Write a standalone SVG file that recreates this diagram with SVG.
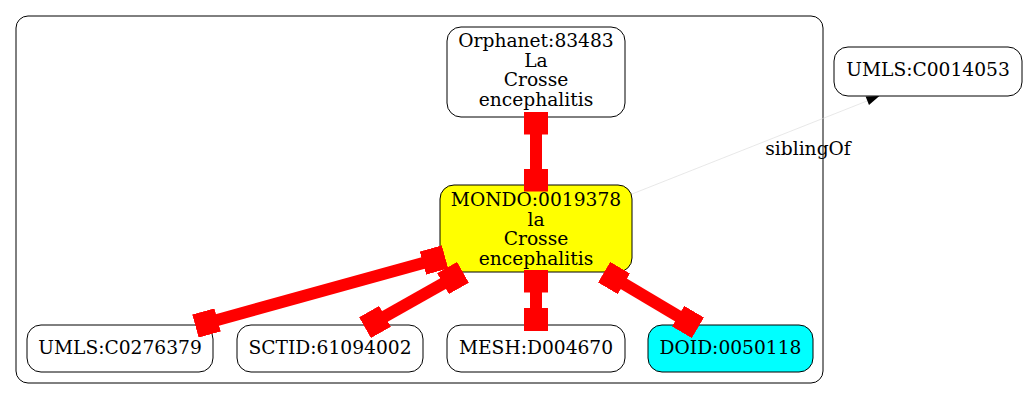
<svg xmlns="http://www.w3.org/2000/svg" width="1027" height="400" viewBox="0 0 1027 400">
<style>
text{font-family:"DejaVu Serif","Liberation Serif",serif;font-size:18.67px;fill:#000;text-anchor:middle}
.n{fill:#fff;stroke:#000;stroke-width:1}
.e{stroke:#ff0000;stroke-width:12;fill:none;marker-start:url(#box);marker-end:url(#box)}
</style>
<defs>
<marker id="box" markerUnits="userSpaceOnUse" orient="auto" markerWidth="23" markerHeight="24" refX="11.5" refY="12">
<rect x="0" y="0" width="23" height="24" fill="#ff0000"/>
</marker>
</defs>
<rect x="16" y="16" width="807" height="367" rx="12" ry="12" fill="none" stroke="#000" stroke-width="1"/>
<g id="node_orphanet">
<rect class="n" x="447" y="27" width="178" height="90" rx="14" ry="14"/>
<text x="536" y="47">Orphanet:83483</text>
<text x="536" y="66.5">La</text>
<text x="536" y="86">Crosse</text>
<text x="536" y="105.5">encephalitis</text>
</g>
<g id="node_mondo">
<rect class="n" x="440" y="185" width="192" height="87" rx="14" ry="14" style="fill:#ffff00"/>
<text x="536" y="206">MONDO:0019378</text>
<text x="536" y="225.5">la</text>
<text x="536" y="245">Crosse</text>
<text x="536" y="264.5">encephalitis</text>
</g>
<g id="node_umls0276379">
<rect class="n" x="27" y="325" width="186" height="47" rx="14" ry="14"/>
<text x="120" y="354">UMLS:C0276379</text>
</g>
<g id="node_sctid">
<rect class="n" x="237" y="325" width="186" height="47" rx="14" ry="14"/>
<text x="330" y="354">SCTID:61094002</text>
</g>
<g id="node_mesh">
<rect class="n" x="447" y="325" width="178" height="47" rx="14" ry="14"/>
<text x="536" y="354">MESH:D004670</text>
</g>
<g id="node_doid">
<rect class="n" x="648" y="325" width="165" height="47" rx="14" ry="14" style="fill:#00ffff"/>
<text x="730.5" y="354">DOID:0050118</text>
</g>
<g id="node_umls0014053">
<rect class="n" x="834" y="47" width="188" height="49" rx="14" ry="14"/>
<text x="928" y="76">UMLS:C0014053</text>
</g>
<g id="connectors">
<path class="e" d="M536,123 L536,180"/>
<path class="e" d="M434,260 L206.5,323"/>
<path class="e" d="M453,278 L375,322"/>
<path class="e" d="M536,281 L536,319.5"/>
<path class="e" d="M614,278 L688,322"/>
<path d="M632,194 L867,101" stroke="#d9d9d9" stroke-width="0.6" fill="none"/>
<polygon points="879.4,95.9 865.6,96.4 869,105" fill="#000"/>
<text x="808" y="155">siblingOf</text>
</g>
</svg>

○ ○ ○

[EXERCISE GOAL] Transcribe the material as is, with images omitted.

[WRITTEN SOLUTION]
Write a standalone SVG file that recreates this diagram with SVG.
<svg xmlns="http://www.w3.org/2000/svg" width="1027" height="400" viewBox="0 0 1027 400">
<style>
text{font-family:"DejaVu Serif","Liberation Serif",serif;font-size:18.67px;fill:#000;text-anchor:middle}
.n{fill:#fff;stroke:#000;stroke-width:1}
.e{stroke:#ff0000;stroke-width:12;fill:none;marker-start:url(#box);marker-end:url(#box)}
</style>
<defs>
<marker id="box" markerUnits="userSpaceOnUse" orient="auto" markerWidth="23" markerHeight="24" refX="11.5" refY="12">
<rect x="0" y="0" width="23" height="24" fill="#ff0000"/>
</marker>
</defs>
<rect x="16" y="16" width="807" height="367" rx="12" ry="12" fill="none" stroke="#000" stroke-width="1"/>
<g id="node_orphanet">
<rect class="n" x="447" y="27" width="178" height="90" rx="14" ry="14"/>
<text x="536" y="47">Orphanet:83483</text>
<text x="536" y="66.5">La</text>
<text x="536" y="86">Crosse</text>
<text x="536" y="105.5">encephalitis</text>
</g>
<g id="node_mondo">
<rect class="n" x="440" y="185" width="192" height="87" rx="14" ry="14" style="fill:#ffff00"/>
<text x="536" y="206">MONDO:0019378</text>
<text x="536" y="225.5">la</text>
<text x="536" y="245">Crosse</text>
<text x="536" y="264.5">encephalitis</text>
</g>
<g id="node_umls0276379">
<rect class="n" x="27" y="325" width="186" height="47" rx="14" ry="14"/>
<text x="120" y="354">UMLS:C0276379</text>
</g>
<g id="node_sctid">
<rect class="n" x="237" y="325" width="186" height="47" rx="14" ry="14"/>
<text x="330" y="354">SCTID:61094002</text>
</g>
<g id="node_mesh">
<rect class="n" x="447" y="325" width="178" height="47" rx="14" ry="14"/>
<text x="536" y="354">MESH:D004670</text>
</g>
<g id="node_doid">
<rect class="n" x="648" y="325" width="165" height="47" rx="14" ry="14" style="fill:#00ffff"/>
<text x="730.5" y="354">DOID:0050118</text>
</g>
<g id="node_umls0014053">
<rect class="n" x="834" y="47" width="188" height="49" rx="14" ry="14"/>
<text x="928" y="76">UMLS:C0014053</text>
</g>
<g id="connectors">
<path class="e" d="M536,123 L536,180"/>
<path class="e" d="M434,260 L206.5,323"/>
<path class="e" d="M453,278 L375,322"/>
<path class="e" d="M536,281 L536,319.5"/>
<path class="e" d="M614,278 L688,322"/>
<path d="M632,194 L867,101" stroke="#d9d9d9" stroke-width="0.6" fill="none"/>
<polygon points="879.4,95.9 865.6,96.4 869,105" fill="#000"/>
<text x="808" y="155">siblingOf</text>
</g>
</svg>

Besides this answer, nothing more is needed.